Computing giant IBM sent a proposal to British Columbia regarding the use of blockchain to regulate the growth and distribution of marijuana as the province completes its framework to legalize the drug. Canada has announced plans to legalize weed by July 1, 2018, and multiple provinces have either revealed unique regulations or, at the very least, announced they have begun to work on them.
IBM submitted a four-page proposal to B.C.’s provincial government that offers up blockchain technology as a way to best prepare for what analysts estimate will become a billion-dollar market.
“IBM suggests Blockchain is an ideal mechanism in which BC can transparently capture the history of cannabis through the entire supply chain, ultimately ensuring consumer safety while exerting regulatory control–from seed to sale,” reads the proposal.
The reasoning behind blockchain integration into the marijuana market is the same for why blockchain gets involved in food or pharmaceutical distribution, says IBM. The core of the supply chains are very similar, starting with the health and safety of consumers and trickling down into preventing fraud and creating a foundation of transparency in which the government can base regulations in.
Blockchain is based on the idea of having one identifiable ledger for every single transaction.

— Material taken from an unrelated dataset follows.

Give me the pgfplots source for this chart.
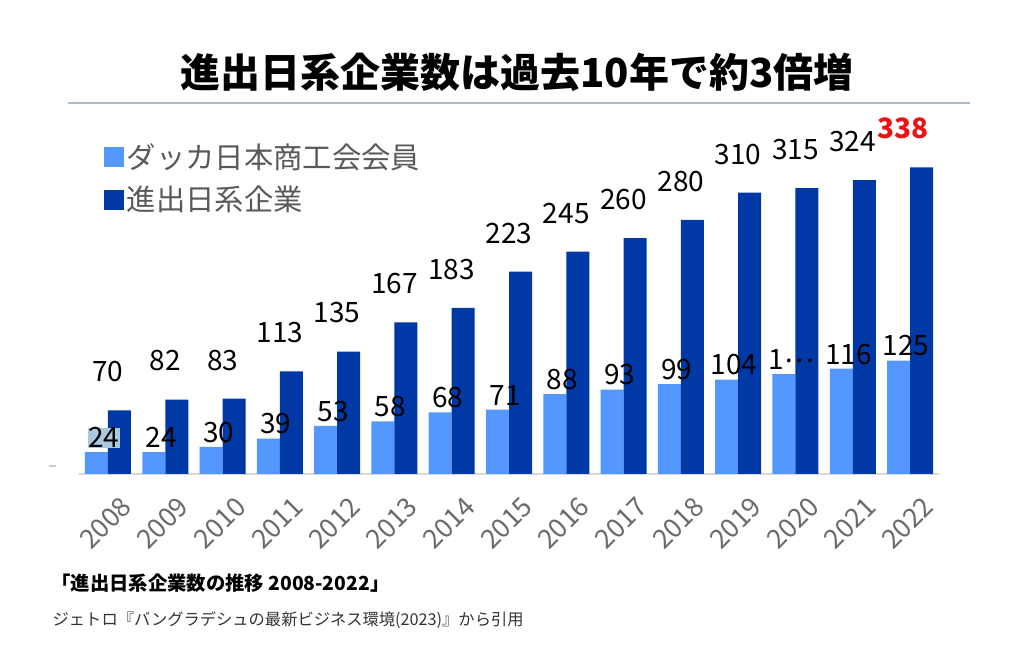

IBM argues that by having one distributed ledger, governments can gain greater visibility and optimization, perhaps through open-sourced comments from the public, who will also have viewing access to that ledger.
Consumer assurance, on the other hand, is greatly improved through the traceability and distribution of products through the chain. If a bad product enters, it will easily be picked up and identified, then the method as to how that product came into existence will be investigated and fixed.
In short, blockchain helps the B.C. government maintain pricing, selling and sourcing of marijuana. Growers can use the technology to control inventory and project analytics. Government-controlled retailers—like those Ontario is planning—can use blockchain to gather insights and create better selling strategies.
Companies have tried to combine the blockchain and legal marijuana industries before. Paragon, based in California, announced a partnership with a blockchain company to create a verifiable and transparent cannabis database.
IBM’s proposal is merely that—a proposal. There is no indication that it will be accepted, or even that the B.C. government is looking for this kind of solution. Blockchain is an emerging technology and IBM simply wanted to send something in that may catch the government’s eye.